This article was updated to include Rob Rassey’s hiring as assistant coach.
Usually when a coach takes over a hockey program, they hire close advisors right away. And, interim coach Brandon Naurato started his tenure with the Michigan hockey team that way, making important hires to shape the team.
The program hired Topher Scott to serve as its director of hockey operations and named Rob Rassey its assistant coach.
The Michigan hockey team saw plenty of coaching turnover to start this month as Mel Pearson lost his job and Naurato took over head coaching duties. But there was one job left open — the assistant coach role — and who would fill it remained a mystery as the season drew near.
That is, until Thursday, when Michigan Athletics announced that Rassey would fill the assistant role this season, completing the Wolverines’ coaching trio with around six weeks to go before the season starts.
Rassey, a Northeastern alumnus, has been involved in coaching and front office jobs since 2011 with various junior and college teams. He started his career as an assistant for the Youngstown Phantoms, a team he once captained as a player. After two seasons there, he took the same job at Harvard from 2013 to 2019, working with future NHL players like two-time All-American defenseman Adam Fox and Hobey Baker winning forward Jimmy Vesey.
After working with the Crimson, he joined the Detroit Red Wings’ scouting department in 2019, the same team Naurato worked for as a development coach. Rassey worked there for two seasons before returning to junior hockey last season, this time as the general manager for the Omaha Lancers.
Rassey brings plenty of experience to Michigan’s coaching staff, an important resource for a young coach like Naurato to consult. His familiarity with shaping the offensive games of top prospects — especially of a caliber like Fox — also makes him an invaluable perspective for coaching gifted scoring defensemen like sophomore Luke Hughes and incoming freshman Seamus Casey.
Considering the success of Fox’s offensive game at the NHL level, both defensemen — and the rest of the Wolverines — should be in good hands from a development and coaching standpoint.
And Rassey’s experience coaching scorers extends to special teams. He played an integral part in constructing Harvard’s power play during his time with the Crimson. Combined with Naurato’s power play knowledge, special teams could become one of Michigan’s greatest strengths.
Michigan announced that Scott, who Naurato previously worked with as a hockey consultant, will take over as director of hockey operations for the Wolverines. The move — which fills a role left vacant by Rick Bancroft’s retirement on June 20 — shows a promising start to Michigan’s goals of culture change in the wake of a damning investigation.
Scott brings years of experience as a player and assistant coach to the hockey operations position. An alumnus and former captain of Cornell, he played in 137 NCAA games and put up 107 points. In 2005, he won the ECAC title with the Big Red and after a brief minor league professional career, he shifted to coaching. He started assistant coaching with Miami in 2010 before taking the same role at his alma mater for five seasons. He has also coached multiple triple-A teams.

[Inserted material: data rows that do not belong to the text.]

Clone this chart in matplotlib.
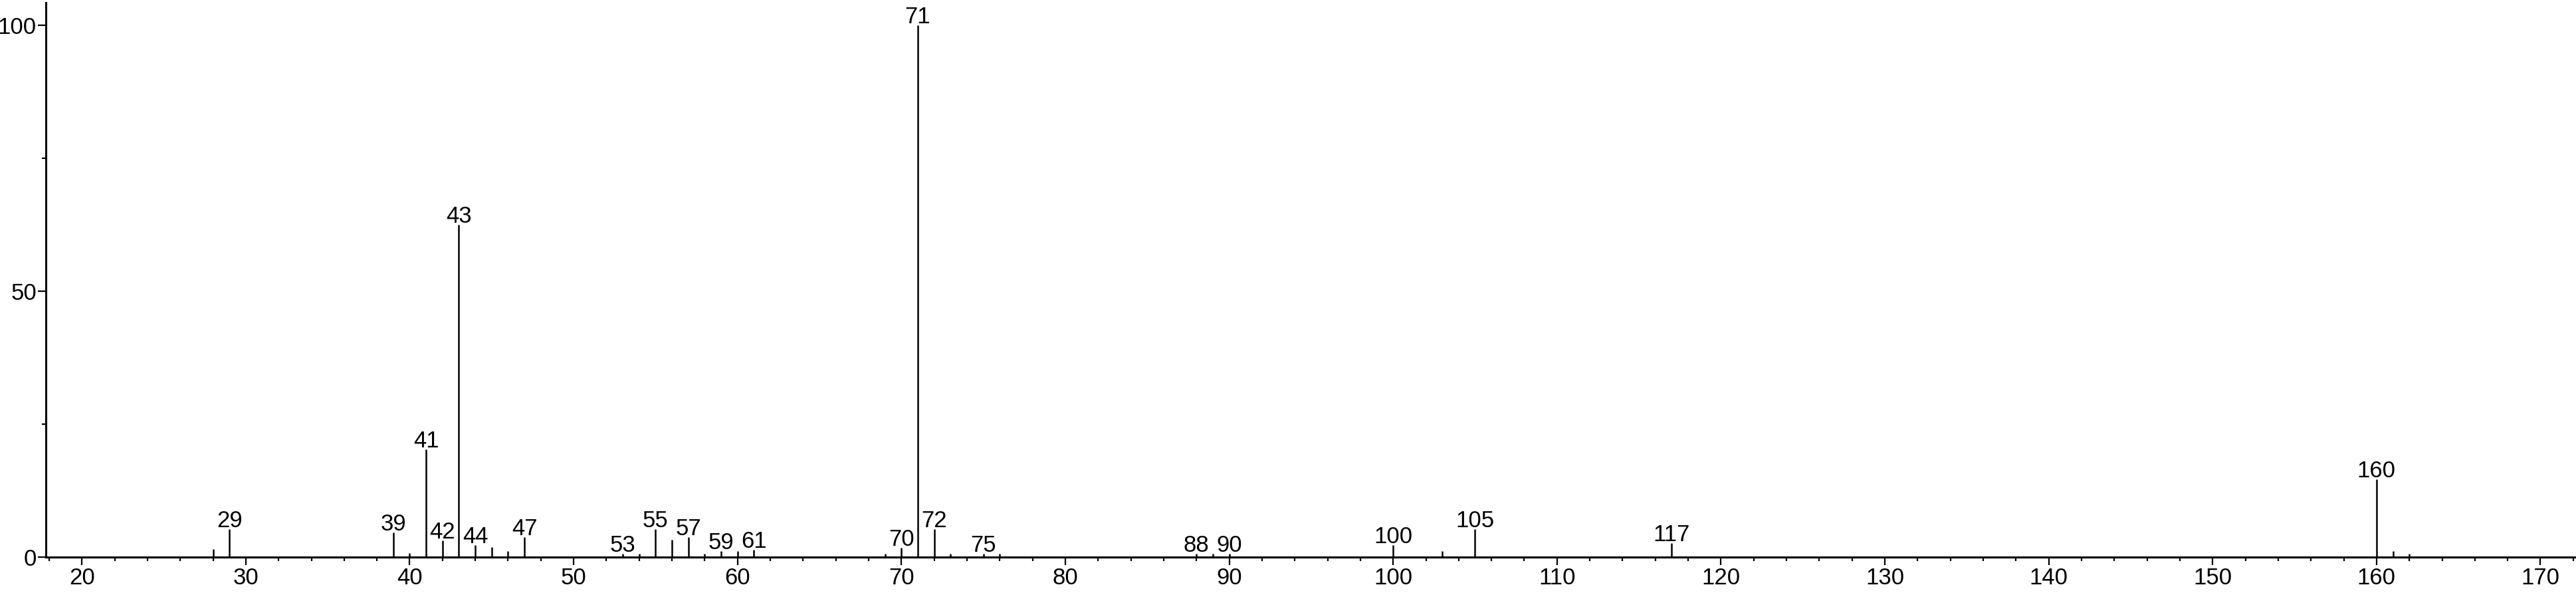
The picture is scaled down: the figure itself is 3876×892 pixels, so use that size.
import matplotlib
matplotlib.use("Agg")
import matplotlib.pyplot as plt
from matplotlib.ticker import MultipleLocator

plt.rcParams['font.family'] = ['Liberation Sans', 'DejaVu Sans']

# m/z values and relative intensities
mz = [28, 29, 39, 40, 41, 42, 43, 44, 45, 46, 47, 53, 54, 55, 56, 57, 58, 59,
      60, 61, 69, 70, 71, 72, 73, 75, 76, 88, 89, 90, 100, 103, 105, 117,
      160, 161, 162]
intensity = [1.45, 5.25, 4.6, 0.7, 20.2, 3.1, 62.5, 2.3, 1.9, 1.1, 3.8, 0.6,
             0.6, 5.25, 3.3, 3.75, 0.6, 1.1, 1.1, 1.4, 0.6, 1.75, 100, 5.25,
             0.6, 0.6, 0.6, 0.6, 0.6, 0.6, 2.2, 1.1, 5.25, 2.6, 14.6, 1.1, 0.6]
labeled = [29, 39, 41, 42, 43, 44, 47, 53, 55, 57, 59, 61, 70, 71, 72, 75,
           88, 90, 100, 105, 117, 160]

W, H, DPI = 3876, 892, 100
fig = plt.figure(figsize=(W / DPI, H / DPI), dpi=DPI)
ax = fig.add_axes([69 / W, 54 / H, 1 - 69 / W, (838 - 4) / H])

ax.vlines(mz, 0, intensity, color='black', lw=1.8, zorder=3)
lookup = dict(zip(mz, intensity))
for m in labeled:
    ax.annotate(str(m), xy=(m, lookup[m]), xytext=(0, 2.2),
                textcoords='offset points', ha='center', va='baseline',
                fontsize=25, color='black')

ax.set_xlim(17.80, 172.17)
ax.set_ylim(0, 104.25)

for s in ['top', 'right']:
    ax.spines[s].set_visible(False)
for s in ['left', 'bottom']:
    ax.spines[s].set_linewidth(2.2)
    ax.spines[s].set_color('black')

ax.xaxis.set_major_locator(MultipleLocator(10))
ax.xaxis.set_minor_locator(MultipleLocator(2))
ax.yaxis.set_major_locator(MultipleLocator(50))
ax.yaxis.set_minor_locator(MultipleLocator(25))

ax.tick_params(axis='both', which='major', direction='out', length=8.6,
               width=1.6, labelsize=25, colors='black')
ax.tick_params(axis='both', which='minor', direction='out', length=4.3,
               width=1.6)
ax.tick_params(axis='x', which='major', pad=2.5)
ax.tick_params(axis='y', which='major', pad=1.5)

fig.savefig('out.png', dpi=DPI, facecolor='white')
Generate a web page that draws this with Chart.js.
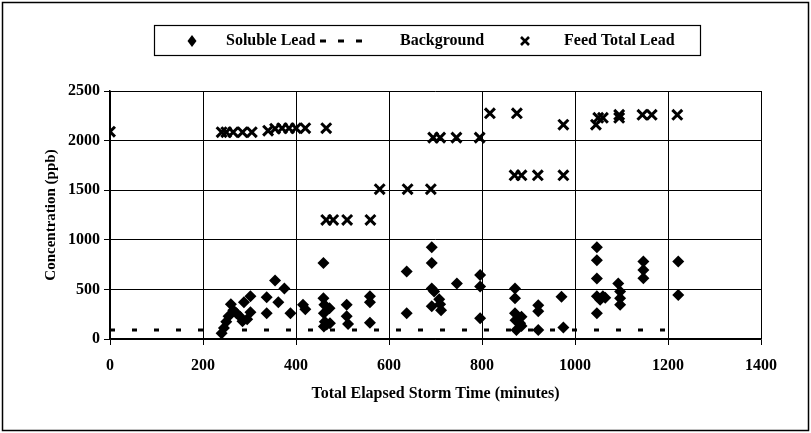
<!DOCTYPE html>
<html>
<head>
<meta charset="utf-8">
<style>
  html, body { margin: 0; padding: 0; background: #fff; }
  #wrap { width: 811px; height: 433px; }
</style>
<script src="https://cdn.jsdelivr.net/npm/chart.js@4.4.1/dist/chart.umd.min.js"></script>
</head>
<body>
<div id="wrap"><canvas id="c" width="811" height="433"></canvas></div>
<script>
// ---- Data ----
const solubleTimes = [240,245,250,255,260,265,272,280,285,288,295,302,302,337,337,355,362,375,388,415,420,
  459,459,461,460,462,460,472,473,466,509,509,512,559,559,559,638,638,
  692,692,692,697,692,708,710,712,746,796,796,796,
  871,871,871,872,874,885,885,882,921,921,921,971,975,
  1047,1047,1047,1047,1047,1054,1065,1060,1093,1097,1097,1097,1147,1147,1147,1222,1222];
const solubleValues = [57,110,175,230,350,290,260,225,180,370,200,430,270,420,260,590,370,510,260,345,300,
  765,410,345,260,175,125,310,160,145,345,230,150,430,370,165,680,260,
  925,765,510,480,330,400,350,290,560,645,530,210,
  510,410,260,190,90,225,130,160,340,280,90,427,115,
  925,795,610,430,260,395,415,430,560,480,410,345,780,695,612,780,444];

const backgroundTimes = [0, 1222];
const backgroundValues = [90, 90];

const feedTimes = [0,240,250,265,285,305,340,355,370,385,400,420,465,
  465,480,510,560,580,640,690,695,710,745,795,
  817,875,975,870,885,920,975,
  1045,1050,1060,1095,1095,1145,1165,1220];
const feedValues = [2090,2085,2085,2085,2085,2085,2100,2120,2125,2125,2125,2125,2125,
  1200,1200,1200,1200,1510,1510,1510,2030,2030,2030,2030,
  2275,2275,2160,1650,1650,1650,1650,
  2160,2230,2230,2230,2260,2260,2260,2260];

const xTicks = [0,200,400,600,800,1000,1200,1400];
const yTicks = [0,500,1000,1500,2000,2500];

const legendLabels = ['Soluble Lead', 'Background', 'Feed Total Lead'];
const xTitle = 'Total Elapsed Storm Time (minutes)';
const yTitle = 'Concentration (ppb)';

const pts = (xs, ys) => xs.map((x, i) => ({ x: x, y: ys[i] }));

const FONT = '"Liberation Serif", "Times New Roman", serif';

const frame = {
  id: 'frame',
  beforeDraw(chart) {
    const ctx = chart.ctx;
    ctx.save();
    ctx.fillStyle = '#fff';
    ctx.fillRect(0, 0, chart.width, chart.height);
    ctx.restore();
  },
  afterDraw(chart) {
    const ctx = chart.ctx;
    ctx.save();
    ctx.strokeStyle = '#000';
    ctx.lineWidth = 1.5;
    ctx.strokeRect(2.5, 2.5, chart.width - 5, chart.height - 5);
    // legend box
    ctx.lineWidth = 1.2;
    ctx.strokeRect(154.5, 25.5, 546, 30);
    const cy = 41;
    ctx.fillStyle = '#000';
    // diamond
    ctx.beginPath();
    ctx.moveTo(192, cy - 6); ctx.lineTo(196.5, cy); ctx.lineTo(192, cy + 6); ctx.lineTo(187.5, cy);
    ctx.closePath(); ctx.fill();
    // dashes
    ctx.lineWidth = 3;
    ctx.beginPath();
    [320, 338, 356].forEach(x => { ctx.moveTo(x, cy); ctx.lineTo(x + 6, cy); });
    ctx.stroke();
    // cross
    ctx.lineWidth = 2.6;
    ctx.beginPath();
    ctx.moveTo(521, cy - 4); ctx.lineTo(529, cy + 4);
    ctx.moveTo(529, cy - 4); ctx.lineTo(521, cy + 4);
    ctx.stroke();
    ctx.font = 'bold 16px ' + FONT;
    ctx.textBaseline = 'middle';
    ctx.textAlign = 'left';
    ctx.fillText(legendLabels[0], 226, cy);
    ctx.fillText(legendLabels[1], 400, cy);
    ctx.fillText(legendLabels[2], 564, cy);
    ctx.restore();
  }
};

new Chart(document.getElementById('c'), {
  type: 'scatter',
  data: {
    datasets: [
      {
        label: legendLabels[0],
        data: pts(solubleTimes, solubleValues),
        pointStyle: 'rectRot',
        pointRadius: 6,
        backgroundColor: '#000',
        borderColor: '#000',
        borderWidth: 0,
        order: 2
      },
      {
        label: legendLabels[1],
        data: pts(backgroundTimes, backgroundValues),
        showLine: true,
        pointRadius: 0,
        borderColor: '#000',
        borderWidth: 3,
        borderDash: [5, 17],
        order: 3
      },
      {
        label: legendLabels[2],
        data: pts(feedTimes, feedValues),
        pointStyle: 'crossRot',
        pointRadius: 7,
        borderColor: '#000',
        backgroundColor: '#000',
        borderWidth: 3,
        order: 1
      }
    ]
  },
  options: {
    responsive: false,
    animation: false,
    devicePixelRatio: 1,
    layout: { padding: { left: 0, top: 91, right: 50, bottom: 0 } },
    plugins: { legend: { display: false }, tooltip: { enabled: false } },
    scales: {
      x: {
        type: 'linear',
        min: 0, max: 1400,
        afterBuildTicks(scale) { scale.ticks = xTicks.map(v => ({ value: v })); },
        afterFit(scale) { scale.height = 94; },
        grid: { color: '#000', lineWidth: 1, tickLength: 6, drawTicks: true },
        border: { color: '#000', width: 1.5 },
        ticks: { color: '#000', font: { family: FONT, size: 16, weight: 'bold' }, padding: 11, maxRotation: 0,
                 callback: v => String(v) },
        title: { display: true, text: xTitle, color: '#000', font: { family: FONT, size: 16, weight: 'bold' }, padding: { top: 0, bottom: 30 } }
      },
      y: {
        type: 'linear',
        min: 0, max: 2500,
        afterBuildTicks(scale) { scale.ticks = yTicks.map(v => ({ value: v })); },
        afterFit(scale) { scale.width = 110; },
        grid: { color: '#000', lineWidth: 1, tickLength: 6, drawTicks: true },
        border: { color: '#000', width: 1.5 },
        ticks: { color: '#000', font: { family: FONT, size: 16, weight: 'bold' }, padding: 4,
                 callback: v => String(v) },
        title: { display: true, text: yTitle, color: '#000', font: { family: FONT, size: 15, weight: 'bold' }, padding: { top: 42, bottom: 0 } }
      }
    }
  },
  plugins: [frame]
});
</script>
</body>
</html>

His resume could complement Naurato’s coaching, who only has one year of experience — last year, as Michigan’s assistant — under his belt. Scott’s background includes plenty of lessons learned through trial and error, and he can help Naurato avoid replicating them in his first season as a head coach.
But Scott’s benefits don’t just center around his experience playing and coaching hockey. He’s also a skilled consultant, tracking trends across the sport and explaining them to readers on his website, The Hockey Think Tank. The site notably published an article with Naurato about how power play goals were scored in the 2017-18 NHL season, offering a sneak peek at the way the duo complements each other from an analytical standpoint.
Away from the rink, Michigan’s hire makes sense from a character standpoint as well. Scott has not shied away from often-ignored issues within the sport, such as abuse by coaches and the rising cost to play AAA hockey. Scott also hosts charity hockey games to support special needs education. Considering the recent investigation into the program that revealed a toxic environment, that progressiveness is a breath of fresh air.
In the wake of the investigation and with a massive need for a cultural reset, Michigan needed to hire a director of hockey operations with both coaching experience and a willingness to address issues within the sport. In Scott, they’ve found someone who checks both boxes.
With Rassey’s and Scott’s hiring, the Wolverines have a complete and stable coaching staff for the upcoming season. Considering its start date is drawing closer by the second, that is a promising sign as the team tries to rise above a tumultuous offseason.